Obviously, the loss of Adrian Gonzalez is a hit. No way around that. But this isn't the NBA. One player does not a team make. I am no sabrematician (is that a term?). For a more in-depth analysis of Adrian's value, I would direct you to http://thesacrificebunt.com/ However, AGon's WAR (Wins Above Replacement Player) was 6.3). Let's now add in Eckstein and Tejada, arguably the two largest departures not named Adrian Gonzalez.
Tejada: 1.8 (this number represents only his time in San Diego)
So, in three players the Padres loss 8.5 wins. The three key replacements? Orlando Hudson, Jason Barlett, and Cameron Maybin (obviously I realize Hawpe was brought in to play 1st with potentially having Jorge Cantu sharing time at 1st, more on that in a second).
Orlando Hudson: 0.4 (ok, not great but not terrible)
Jason Bartlett: 1.5
Cameron Maybin: 0.3
Hawpe/Cantu were both 0.0
That totals 2.2 wins. So, basically, the Padres are looking at losing, simply on statistics and on paper, 6 wins from 2010. Equalling 84 wins which was good enough for 3rd place in the NL West.
What do all these numbers mean? I'm not sure, I kind of got lost halfway through. But, my point is, while there has been substantial turnover, that turnover resulted in equal to or better players at key positions, 1st base notwithstanding. And I don't know about you, but in the course of 162 games, there are at least 6 games that turn on bizarro, weird, plays that can only be classified as luck. Denorfia's inside the park ground ball anyone?
What the Padres haven't lost is what was key to them winning 90 games in 2010. Pitching (in my mind, the starting rotation is better than a year ago, more on that soon) and defense, also better with the additions of Maybin, Barlett and O-Dog.
So to make a long story short (too late!), can they match their win total from a year ago? Yes, of course they can.
2) Can Mat Latos hold up for an entire season?
Mat Latos was on his way to what appeared to be a Cy Young type season. In the first half of 2010, Latos went 10-4 with a 2.45 ERA, and 0.96 WHIP. He had also already pitched 106 innings by the All-Star Break. This number already eclipsing the prediction that Fangraphs.com had of 87 IP for Latos. And it had been clear in Spring Training that Latos was going to limited in pitches in 2010, less he become the next Mark Prior. All of which would have been fine had the Padres been cellar dwelling as predicted by the All-Star Game. Which of course they weren't.
Thus, Latos was pushed to be the ace of the staff before he was ready or the team wanted him to be. And his second half numbers reflected that of a pitcher who's previous season high for IP was 122. Latos went 4-6 in the second half of the season, posting a 3.58 ERA with a 1.244 WHIP while increasing his SO/9 from 8.4 to 10.4 (read: more pitches), including losses in his final 5 starts (and yes, his run support was less than stellar during that stretch).

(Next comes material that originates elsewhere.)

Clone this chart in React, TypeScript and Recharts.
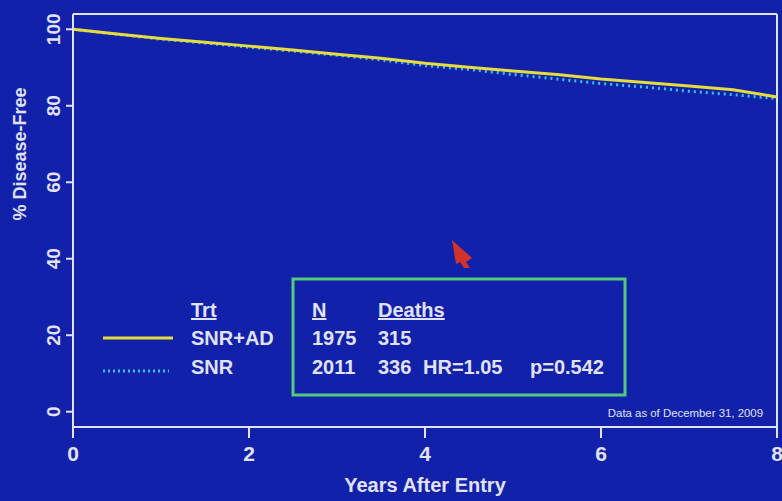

This was a natural and, dare I say with 20/20 vision, a predictable fall-off considering his increase in innings from his previous high of 122. He finished 2010 184 IP.
But now he's done it. Now, he's arm has had the experience of pitching 180+ innings in high stress games. And history is on his side (Mark Prior notwithstanding). Lincecum went from 146 IP and a 4.00 ERA to 227 IP the next year and a 2.62 ERA. Felix Hernandez went from 190 IP in 2007 to 238 IP in 2009, posting a 2.49 ERA.
Small sample size? Sure. But, provided Mat Latos stays healthy, there appears to be no ceiling to his potential and all the reason to believe that the 1st half of 2010 can be carried over to an entire season in 2011.
3) What will the starting rotation look like by September?
2010 Projected Starting Rotation, in March
1) Chris Young
2) Jon Garland
3) Kevin Correia
4) Clayton Richard
5) Mat Latos
2010 Starting Rotation, in September
1) Mat Latos
2) Jon Garland
3) Tim Stauffer
4) Corey Luebke
5) Chris Young (newly off the DL)
The point. It hardly matters what the starting rotation looks like in March. It won't be the same by the end of the year. Injuries, slumps, trades. Any variety of things can mix up the rotation. Perhaps that is no more true then for a team like the Padres, who have so many young pitchers. The Padres added Aaron Harang (a pitcher with a down year but upside who I think will have a rebound year in Petco) and Dustin Moseley. This, coupled with Tim Stauffer, who is finally blossoming into the 1st round draft pick the Padres believed him to be and Clayton Richard (how good does that Peavy trade look now?), and the Padres rotation looks solid.
But what if Richard regresses ala Correia? This is where I believe the strength of the Padres to be. Pitching depth. Last year we got a taste of Luebke and I think we all liked what we saw. And of course, a bit down the road, Casey Kelly is waiting in the wings.
With any luck, the Padres starting rotation by September will include Luebke at minimum. Beyond that, who knows?
4) How many pounds of Garlic Fries will I consume in 2011?
The over/under is at 20.5. Take the over. Way over.
5) Can someone give Chase Headley a day off?
Chase Headley played in 160 games in 2010. There are 162 games in a season. The positive. Tremendous health and and consistently from a key infield position. But this overwork can clearly led to a fall off in production.
Or did it?
He had a tough September, though that could be said for the entire team. But in July and August he hit .300 and .286. This while being bounced around the lineup with no clear natural position in the lineup. Chase Headley will never be the power threat from the 3rd base position that is stereotypical. But if you want power, well friend, you follow the wrong team in the wrong park.
So can he get a day off? The addition of Cantu would seem to indicate that, yes, Buddy Black will not let Headley play 160 games again, keeping him fresh for what we hope is another September run.
Spring is right around the corner. And spring brings about it optimism. Until I see tangible evidence to the contrary, I choose to be optimistic about the 2011 Padres.